Sunday's action was designed to maintain momentum ahead of the next anti-government demonstration on February 4, one month before a crucial presidential poll that is widely predicted to bring Prime Minister Vladimir Putin back to his old job in the Kremlin.

Opposition leaders fear the March 4 vote may be rigged in Putin's favor. 

Putin served two terms as president from 2000 to 2008 but was constitutionally barred from standing for a third consecutive term. 

White balloons and anti-Putin banners were also attached to some of the vehicles which circled the 16-kilometer Garden Ring road in central Moscow on Sunday. One car had a Putin doll strapped to its hood, a RIA Novosti correspondent reported.

The Russian capital’s traffic police said only 300 cars took part in Sunday’s protest.

White ribbons emerged as an opposition symbol during mass anti-government protests last month which erupted after Russia’s disputed parliamentary vote won by Putin's United Russia party.

The opposition claim the authorities are now using the state machinery to boost support for the prime minister. 

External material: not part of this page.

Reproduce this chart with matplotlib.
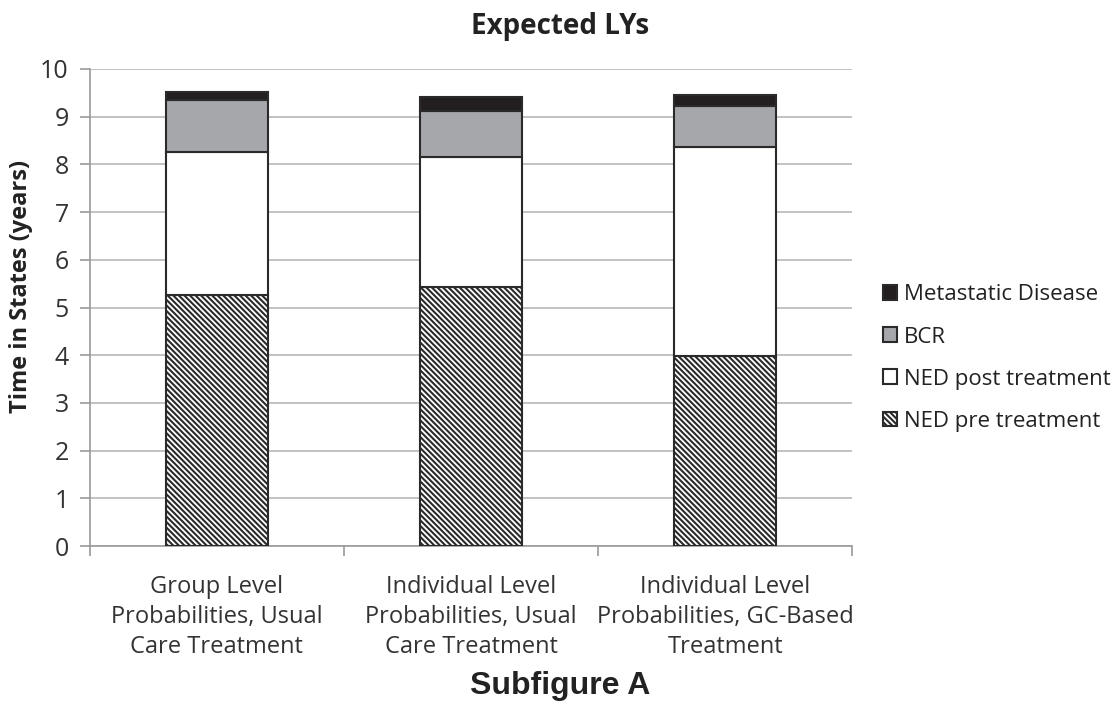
import matplotlib.pyplot as plt
import numpy as np

categories = ["Group Level\nProbabilities, Usual\nCare Treatment",
              "Individual Level\nProbabilities, Usual\nCare Treatment",
              "Individual Level\nProbabilities, GC-Based\nTreatment"]
ned_pre = [5.26, 5.44, 3.98]
ned_post = [3.00, 2.71, 4.38]
bcr = [1.10, 0.97, 0.86]
metastatic = [0.16, 0.29, 0.24]

plt.rcParams['font.family'] = ['Open Sans', 'DejaVu Sans']
plt.rcParams['hatch.linewidth'] = 1.5
plt.rcParams['hatch.color'] = '#222222'

fig = plt.figure(figsize=(11.2, 7.04), dpi=100)
ax = fig.add_axes([0.080, 0.2244, 0.681, 0.6776])

x = np.arange(len(categories))
w = 0.40
edge = '#2a2a2a'
b0 = np.zeros(3)
h1 = ax.bar(x, ned_pre, w, bottom=b0, color='white', edgecolor=edge, linewidth=1.5,
            hatch='\\\\\\\\\\\\', label='NED pre treatment', zorder=3)
b1 = b0 + np.array(ned_pre)
h2 = ax.bar(x, ned_post, w, bottom=b1, color='white', edgecolor=edge, linewidth=1.5,
            label='NED post treatment', zorder=3)
b2 = b1 + np.array(ned_post)
h3 = ax.bar(x, bcr, w, bottom=b2, color='#a6a7ab', edgecolor=edge, linewidth=1.5,
            label='BCR', zorder=3)
b3 = b2 + np.array(bcr)
h4 = ax.bar(x, metastatic, w, bottom=b3, color='#231f20', edgecolor=edge, linewidth=1.5,
            label='Metastatic Disease', zorder=3)

ax.set_xlim(-0.5, 2.5)
ax.set_ylim(0, 10)
ax.set_yticks(range(0, 11))
ax.yaxis.grid(True, color='#b8b8b8', linewidth=1.2, zorder=0)
for s in ['top', 'right']:
    ax.spines[s].set_visible(False)
for s in ['left', 'bottom']:
    ax.spines[s].set_color('#999999')
    ax.spines[s].set_linewidth(1.2)

ax.set_xticks(x)
ax.set_xticklabels(categories, fontsize=17, color='#333333', linespacing=1.33)
ax.set_xticks([-0.5, 0.5, 1.5, 2.5], minor=True)
ax.tick_params(axis='x', which='major', length=0, pad=21)
ax.tick_params(axis='x', which='minor', length=7, color='#999999', width=1.2)
ax.tick_params(axis='y', length=7, color='#999999', width=1.2, labelsize=18,
               labelcolor='#333333', pad=8)

ax.set_ylabel('Time in States (years)', fontsize=17, fontweight='bold', color='#222222')
ax.yaxis.set_label_coords(-0.074, 0.545)

handles = [h4, h3, h2, h1]
leg = ax.legend(handles, [h.get_label() for h in handles], loc='center left',
                bbox_to_anchor=(1.04, 0.394), frameon=False, fontsize=16,
                handlelength=0.65, handleheight=0.65, handletextpad=0.3,
                labelspacing=0.95, borderaxespad=0, borderpad=0)
for t in leg.get_texts():
    t.set_color('#222222')

fig.text(0.5, 0.963, 'Expected LYs', ha='center', va='center', fontsize=20,
         fontweight='bold', color='#222222')
fig.text(0.5, 0.025, 'Subfigure A', ha='center', va='center', fontsize=23,
         fontweight='bold', family='Liberation Sans', color='#222222')

fig.savefig('out.png', dpi=100)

Over the past several weeks, Putin has enjoyed extra-positive coverage on Russia's state-dominated TV, including several documentaries promoting him as the country's "savior" during the economic downturn in the 2000s. He has also refused to take part in TV debates ahead of the March vote - his spokesman said they would "impede his ability to duly carry out his duties."

There have also been reports in the liberal media of state employees being coerced to cast their votes for Putin, or else face the sack.

Another motorist protest, this time nationwide, is planned for February 19.